You are here
It just might be the most unusual—and enjoyable—of all Charleston creations.
Part children’s toy, part porch rocker, part decorative element, this traditional asset to piazzas and gardens is simply two wooden stands that have a long and supple plank sprawling between them. Joggling boards have delighted Charlestonians young and old since the 1800s, but did you know they almost disappeared from the peninsula during the last century? Find out why!
You rarely see a joggling board that isn’t painted “Charleston Green,” so dark it almost looks black.
The 16- to 22-foot long, 13-inch-wide board was customarily made of longleaf pine, though short supply of that material has resulted in yellow pine being used for today’s versions. Both woods are durable and strong, with enough give that boards will bend without breaking. Rockers are often added to the bottom of the stands so that you not only bounce, but rock back and forth, too.

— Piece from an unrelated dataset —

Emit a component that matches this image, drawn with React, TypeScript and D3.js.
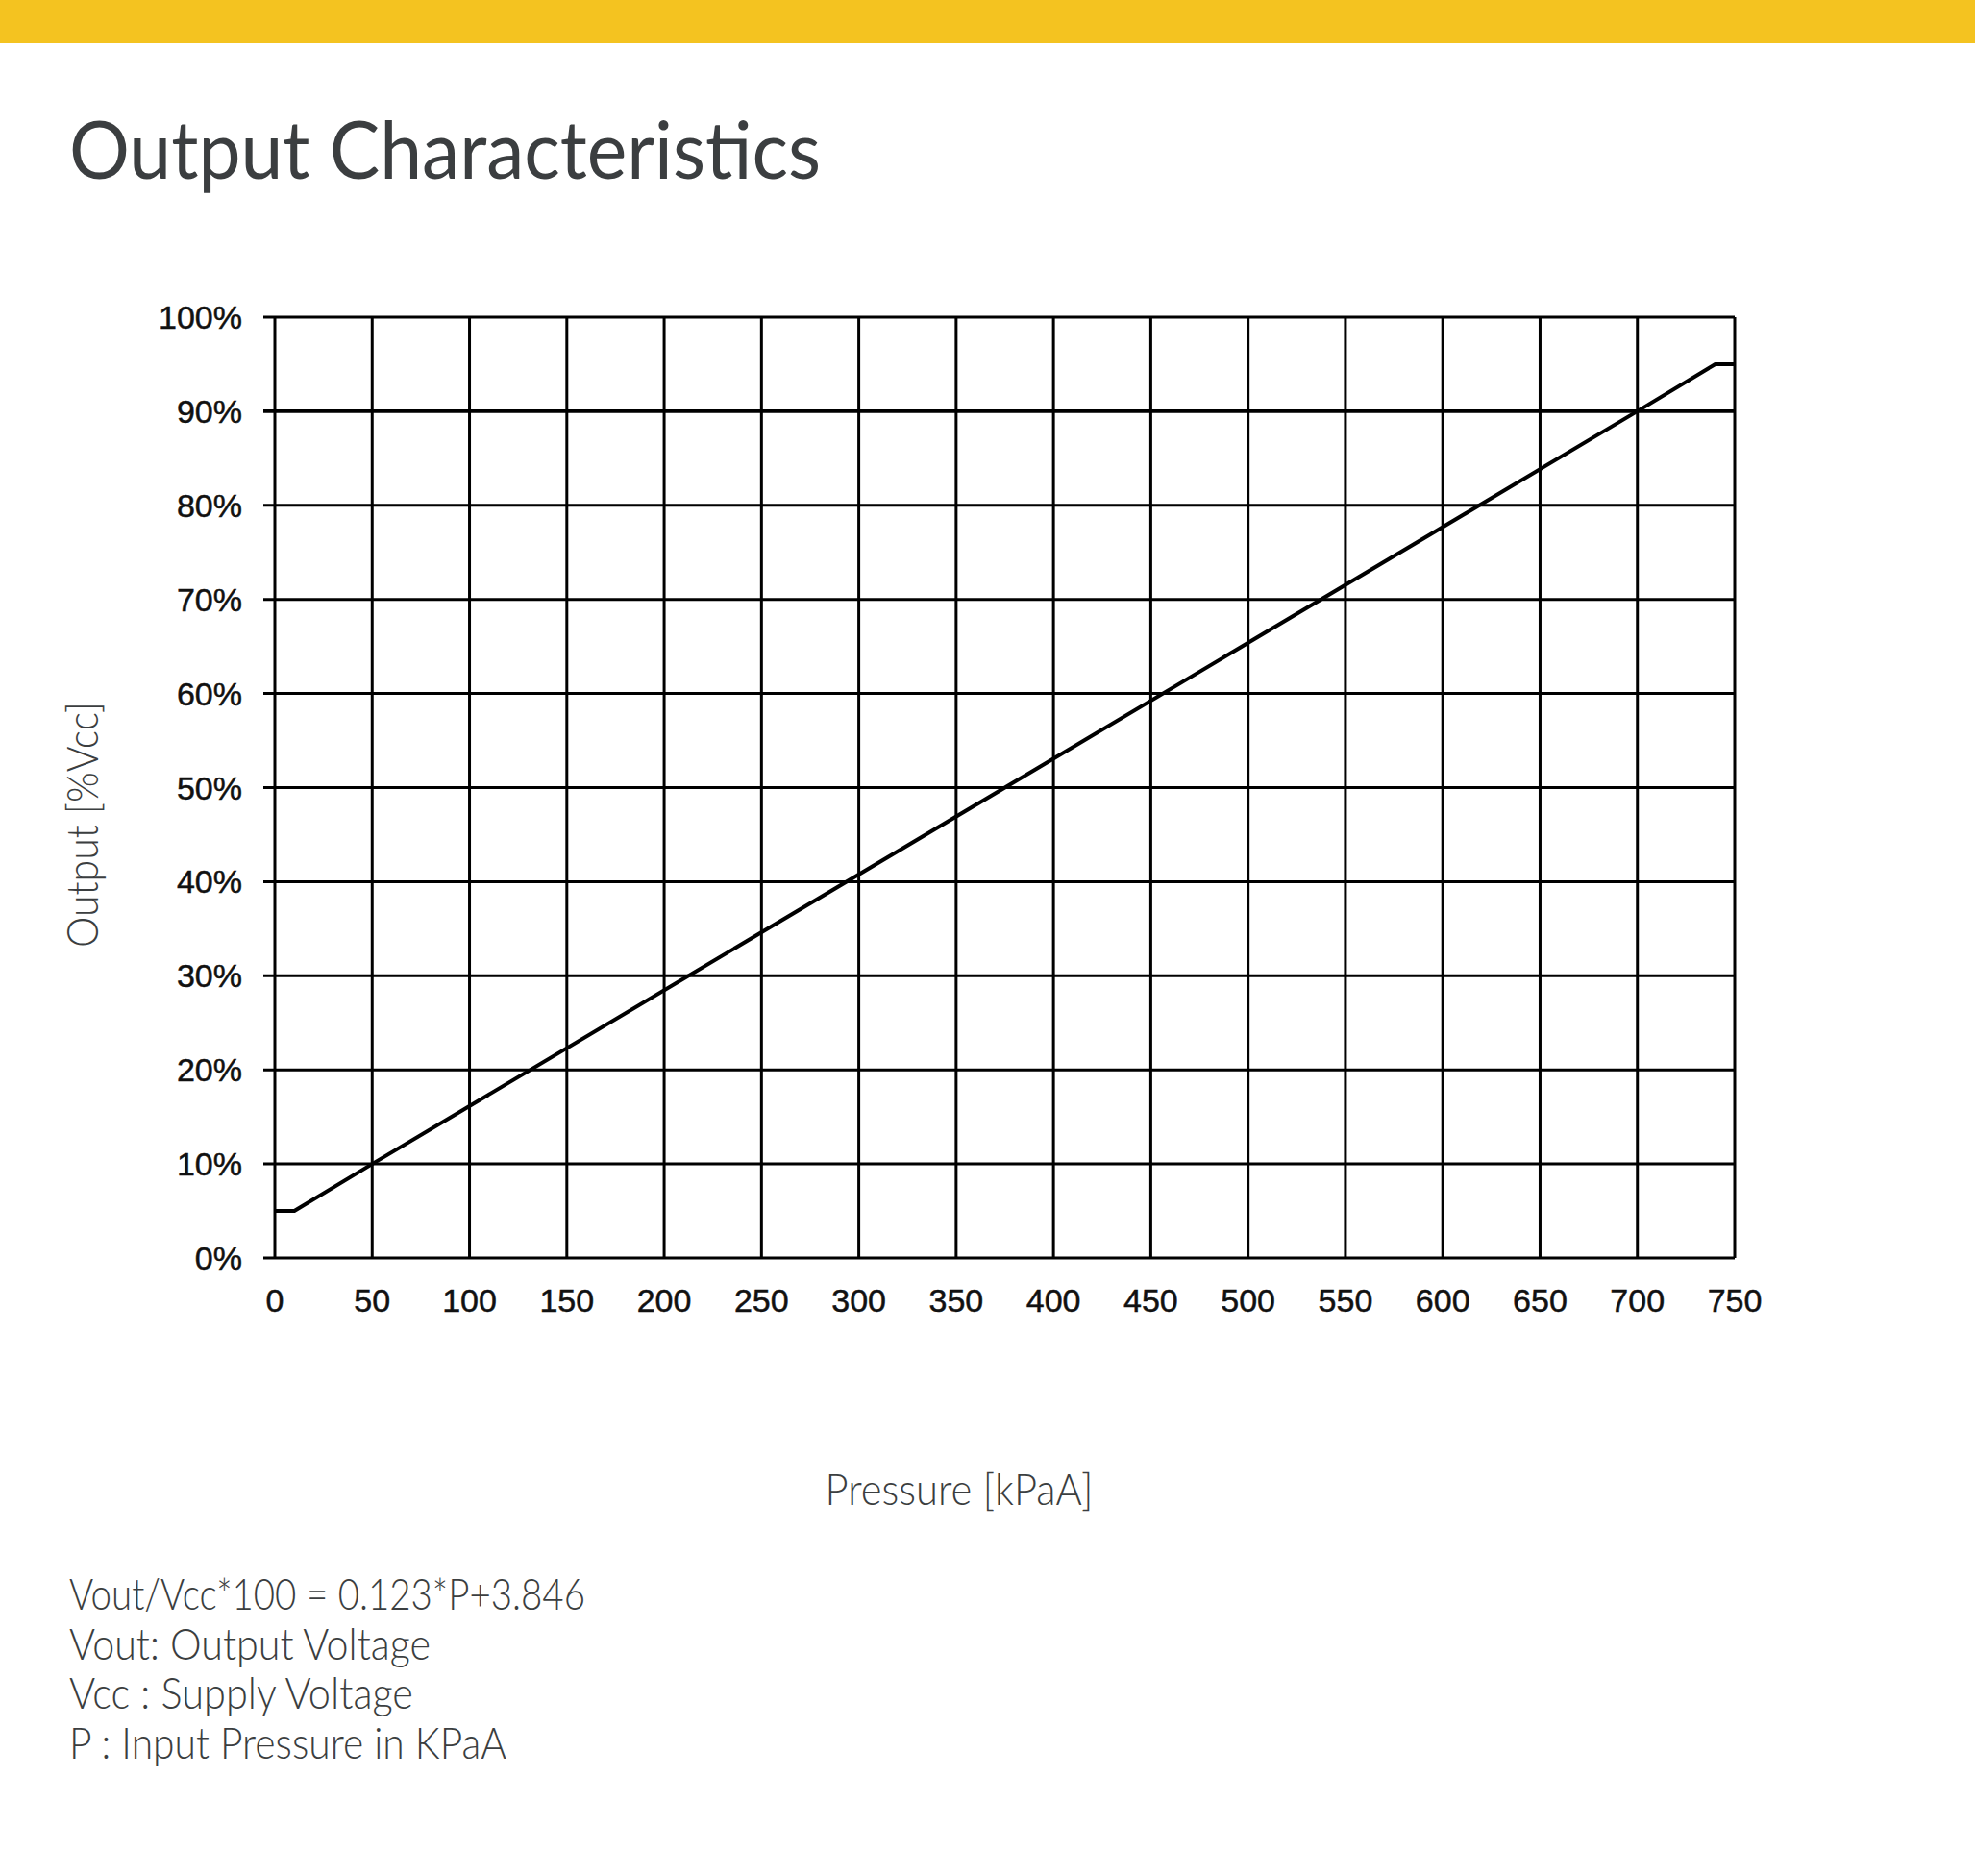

No one’s certain how the accessory was invented. The most-told tale is that in the early 1800s, a local dowager suffering from rheumatism received plans for making one from a relative in Scotland, who said its bouncing would assuage her malady. Others believe it was introduced by slaves, the word “joggle” coming from the Senegalese “juga,” which means “to rise.” One way or another, they were common in the city by the mid-19th century.
In the Victorian era, joggling boards were also jokingly called “courting boards,” favorite places for sweethearts to meet, with the gentleman on one end, the lady on the other. As they bounced, they’d gradually be brought closer to the middle—and each other.
Back in Action
The board’s popularity waned during World War II, when timber became harder to obtain. Luckily, Charlestonian Thomas Thornhill revived the furnishing in the 1960s, when he started building pieces for friends in his basement, eventually establishing the still-successful Old Charleston Joggling Board Company with friend Leonard Fulghum.
Joggling boards have long been used for rocking babies. In earlier days, Gullah nurses, called “dahs,” would sit holding their charges in their arms, singing a soft lullaby as the gentle bouncing soothed the infant to sleep.